Abstract

When John Edgar Wideman wrote his first three novels - A Glance Awa y (1967), Hurry Home (1970) and The Lynchers (1973) - he received harsh criticism from the practitioners of the Black Arts Movement. These critics like Baraka and Gayle demanded a black nationalistic aesthetic, and they attacked Wideman's early novels for their lack of 'authentic' African American voice. However, his next three novels comprising his Homewood Trilogy- Hiding Place (1981), Damballah (1981), and Sent for You Yesterday (1983) utilized the Black English Vernacular (BEV) and African American folklore in highly imaginative ways that mitigated their nationalistically based criticisms.
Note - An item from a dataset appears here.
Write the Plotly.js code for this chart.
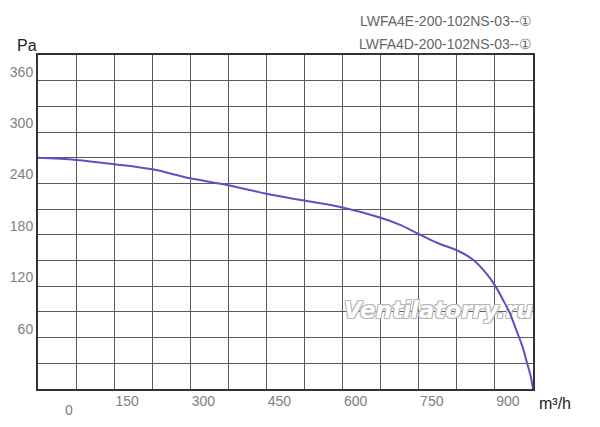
<!DOCTYPE html>
<html>
<head>
<meta charset="utf-8">
<script src="https://cdn.plot.ly/plotly-3.0.1.min.js"></script>
<style>
  body { margin: 0; background: #fff; }
  #plot { width: 600px; height: 427px; }
</style>
</head>
<body>
<div id="plot"></div>
<script>
// fan curve (m3/h -> Pa)
var flow     = [0, 75, 150, 225, 300, 375, 450, 525, 600, 675, 712, 750, 787, 825, 857, 883, 900, 916, 929, 942, 954, 963, 970, 975];
var pressure = [270, 267.5, 262.5, 256.5, 246, 238, 228, 220, 212, 200, 192, 181, 170.5, 162, 151, 135, 121, 104, 89, 69, 50, 31, 16, 0];

// grid positions and the labels that sit on them
var xGrid   = [0, 75, 150, 225, 300, 375, 450, 525, 600, 675, 750, 825, 900, 975];
var xLabels = ['', '', '150', '', '300', '', '450', '', '600', '', '750', '', '900', ''];
var yGrid   = [0, 30, 60, 90, 120, 150, 180, 210, 240, 270, 300, 330, 360, 390];
var yLabels = ['', '', '60', '', '120', '', '180', '', '240', '', '300', '', '360', ''];

var models = ['LWFA4E-200-102NS-03--①', 'LWFA4D-200-102NS-03--①'];
var watermark = 'Ventilatorry.ru';

function drawDia(){
  var PLOT = document.getElementById('plot');

  // watermark goes first so the curve is drawn over it
  var mark = {
    x: [975],
    y: [90],
    type: 'scatter',
    mode: 'text',
    text: [watermark],
    textposition: 'middle left',
    textfont: {family: 'DejaVu Sans, sans-serif', size: 23, weight: 'bold', style: 'italic', color: '#fff',
               shadow: '1px 1px 0 #b5b5b5, -1px -1px 0 #b5b5b5, 1px -1px 0 #b5b5b5, -1px 1px 0 #b5b5b5'},
    cliponaxis: false,
    hoverinfo: 'skip'
  };

  var trace1 = {
    x: flow,
    y: pressure,
    type: 'scatter',
    mode: 'lines',
    line: {color: '#5b52c0', width: 2, shape: 'spline', smoothing: 1},
    hoverinfo: 'skip'
  };

  var tickFont = {family: 'Liberation Sans, Arial, sans-serif', size: 14, color: '#808080'};
  var layout = {
    width: 600,
    height: 427,
    margin: {l: 38, r: 67, t: 55, b: 38},
    paper_bgcolor: '#fff',
    plot_bgcolor: '#fff',
    showlegend: false,
    xaxis: {
      range: [0, 975],
      tickmode: 'array',
      tickvals: xGrid,
      ticktext: xLabels,
      ticklabelshift: 13,
      ticklabelstandoff: -2,
      ticks: '',
      tickfont: tickFont,
      gridcolor: '#5a5a5a',
      gridwidth: 1,
      zeroline: false,
      showline: true,
      linecolor: '#333',
      linewidth: 2,
      mirror: true,
      fixedrange: true
    },
    yaxis: {
      range: [0, 390],
      tickmode: 'array',
      tickvals: yGrid,
      ticktext: yLabels,
      ticklabelshift: -9,
      ticks: '',
      tickfont: tickFont,
      gridcolor: '#5a5a5a',
      gridwidth: 1,
      zeroline: false,
      showline: true,
      linecolor: '#333',
      linewidth: 2,
      mirror: true,
      fixedrange: true
    },
    annotations: [
      {text: models[0], xref: 'paper', yref: 'paper', x: 1, y: 1, xanchor: 'right', yanchor: 'middle',
       xshift: 1, yshift: 34, showarrow: false, font: {family: 'Liberation Sans, Arial, sans-serif', size: 14, color: '#666'}},
      {text: models[1], xref: 'paper', yref: 'paper', x: 1, y: 1, xanchor: 'right', yanchor: 'middle',
       xshift: 1, yshift: 11, showarrow: false, font: {family: 'Liberation Sans, Arial, sans-serif', size: 14, color: '#666'}},
      {text: 'Pa', xref: 'paper', yref: 'paper', x: 0, y: 1, xanchor: 'center', yanchor: 'middle',
       xshift: -11, yshift: 10, showarrow: false, font: {family: 'Liberation Sans, Arial, sans-serif', size: 16, color: '#222'}},
      {text: 'm³/h', xref: 'paper', yref: 'paper', x: 1, y: 0, xanchor: 'center', yanchor: 'middle',
       xshift: 22, yshift: -14.5, showarrow: false, font: {family: 'Liberation Sans, Arial, sans-serif', size: 16, color: '#222'}},
      {text: '0', xref: 'x', yref: 'paper', x: 0, y: 0, xanchor: 'center', yanchor: 'middle',
       xshift: 31, yshift: -20.5, showarrow: false, font: tickFont}
    ]
  };

  Plotly.newPlot(PLOT, [mark, trace1], layout, {displaylogo: false, displayModeBar: false, staticPlot: true});
}
drawDia();
</script>
</body>
</html>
He began directing his fiction towards a postmodern vision of African American culture as a complex pastiche similar to Henry Louis Gates' blues matrix where color is an important variable, but only one of many complex fluctuating factors impacting his African American characters' existential choices. This paper explains Wideman's artistic explorations that evolved after his early experiments with modernistic stylistic idiosyncrasies in his first three novels, and how he circumvented the socio-political pressure of the Black Arts Movement. Emerging as one of the most important African American writers of the post-1960s he developed his own unique voice that he initially displays in his Homewood Trilogy (1981-1983).